Contribution de Patrice Cohen-Seat
« La gauche » traverse une crise historique. Si l’on nomme ainsi l’ensemble divers des forces politiques qui défendent les droits humains, la démocratie et la justice sociale, et qui se situent donc du côté des classes populaires contre toutes les formes d’exploitation et de domination qu’elles subissent, le constat est accablant. A peu près partout où le régime politique permet de parler de gauche et de droite, c’est-à-dire, en l’état, dans les pays dits de « démocratie libérale », ces forces sont en grande difficulté, parfois en situation critique.
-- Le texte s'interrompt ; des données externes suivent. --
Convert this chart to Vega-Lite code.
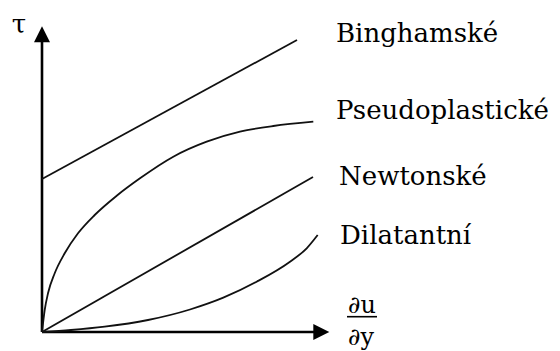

Cette crise prend dans chaque pays des formes spécifiques, et elle n’en est pas partout au même stade, mais elle se traduit dans tous les cas par des traits communs : importante baisse d’influence électorale, divisions allant de plus en plus souvent vers des positions « irréconciliables » qui condamnent à l’échec, brouillage idéologique et, par-dessus tout, coupure avec les classes populaires qui ne se reconnaissent plus dans les forces qui la composent et ne voient pas l’intérêt de voter pour elles.
Cette crise de la gauche est d’autant plus inquiétante qu’elle s’accompagne d’une montée continue de l’extrême droite. Elle a déjà accédé au pouvoir, partiellement au moins, dans de nombreux pays européens parmi lesquels l’Autriche, l’Italie, la Slovaquie, les Pays-Bas, la Pologne et la Hongrie ; ainsi qu’en Inde, au Brésil, en Argentine ou aux USA. Et elle est menaçante presque partout, notamment en France.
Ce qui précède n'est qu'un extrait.